Hosties noires : Roméo Mivekannin

2 Avril - 5 Juin 2021 DAKAR

Hosties noires. Derrière l’énigmatique expression, un titre emprunté au recueil de poèmes éponyme écrit par Léopold Sédar Senghor en 1948, la nouvelle exposition personnelle de Roméo Mivekannin se déploie comme un chant choral de voix étranges et fascinantes.

 

Pendant la Première Guerre mondiale, des soldats noirs de la force coloniale française en Afrique, désignés sous le terme de tirailleurs sénégalais ont été mobilisés dans l’effort de guerre.
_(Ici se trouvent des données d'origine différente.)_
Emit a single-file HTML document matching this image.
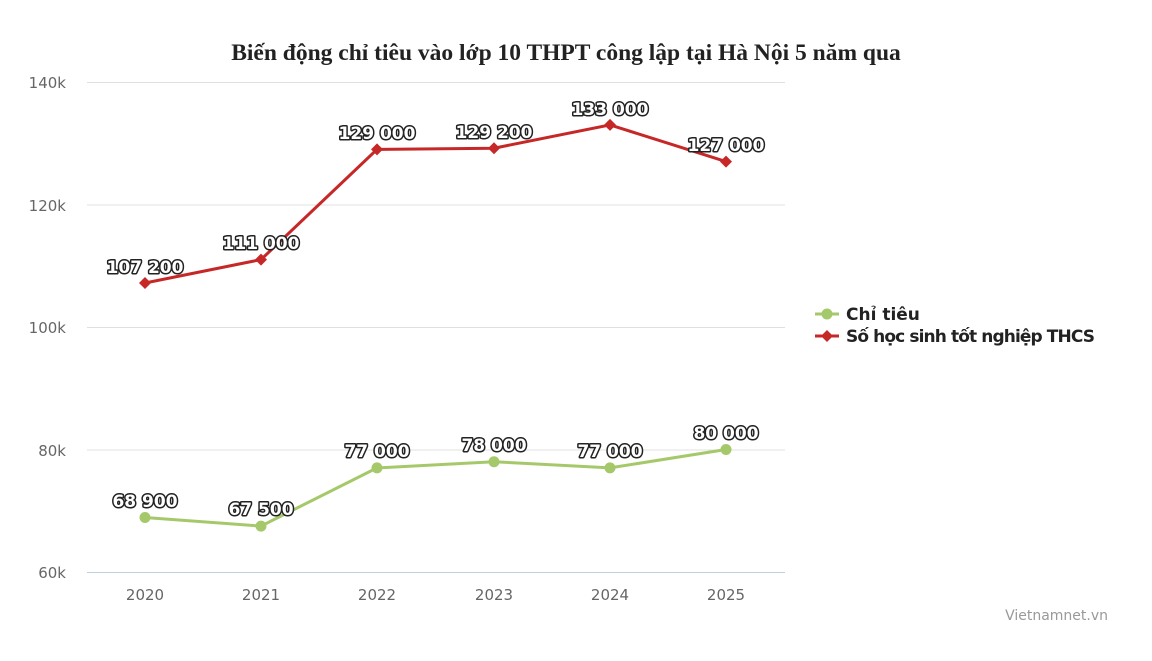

En réalité, ce contingent était composé de soldats maliens, sénégalais, burkinabés et d’Afrique française équatoriale, Tchad et Gabon. Certains de ces soldats, particulièrement ceux postés en Afrique du Nord, étaient autorisés à s’établir avec femmes et enfants, non sans provoquer certaines tensions chez leurs camarades français, stationnés eux loin de leurs familles. 

 

C’est dans ce contexte qu’apparurent les images qui inspirent Roméo Mivekannin pour les peintures d’Hosties noires. L’artiste plonge dans les archétypes de l’imagerie coloniale et s’intéresse notamment aux cartes postales que les soldats français envoyaient à leur famille en métropole et qui représentaient des femmes de tirailleurs dans les tâches de la vie quotidienne. Entre fantasme d’exotisme, idéologie coloniale et fascination pour l’Autre, ces images témoignent du rapport ambigu entre la métropole et ses colonies.

 

Peignant sur un assemblage de draps passés à l’épreuve de bains rituels qui leurs donnent leur teinte si particulière, Roméo Mivekannin reproduit dans un acte de réappropriation les images de ces femmes noires devenues objet-image sous l’oeil mécanique de l’appareil photo colonial. L’espace de la peinture devient alors à la fois un lieu de dialogue et de confrontation des imaginaires. Chaque toile comme un voile est d’ombre et de lumière. L’autoportrait du peintre nous toise d’une oeuvre à l’autre et nous questionne sur notre lecture: que comprenons- nous de ces représentations d’un autre siècle? Comment résonnent- elles aujourd’hui à la lumière du contemporain?

 

Dans la seconde salle, pied-de-nez anachronique, la lumière chirurgicale d’un néon donne à lire la forme enchanteresse d’une lettre écrite par un collectionneur à l’artiste. Une histoire de correspondance ambiguë, chargée de désir et d’appropriation, de fascination et de répulsion pour cette forme noire d’altérité. De la même manière, les lettres lues de la pièce Si tu en désires, je t’en enverrai (2021) résonnent de mots lourds d’idéologie et de réalité primaire de la vie sur le front.

 

Ailleurs, dans un clair obscur travaillé, l’installation suspendue Mes frères noirs à la main chaude sous la glace et la mort (2021) rassemble les visages de tirailleurs sénégalais peints sur des journaux. Les années 1944-1945, en pleine guerre, apparaissent cette fois dans les gros titres. En fond sonore, les vers slamés d’Hosties noires de Senghor soldat lui- même, poète et politique. Les vers, isolés de leur ensemble font claquer leur charge signifiante, un flot hypnotisant dans la pénombre, un mémorial à ceux, « morts pour la France », dont peu connaissent le nom.

 

Poursuivant sa quête de sens mais aussi sa quête esthétique, Romeo Mivekannin donne une place privilégiée à l’archive comme terreau de nouveaux imaginaires. L’artiste nous pousse avec autant de subtilité que de puissance plastique à questionner la construction des représentations des Noirs à travers l’histoire.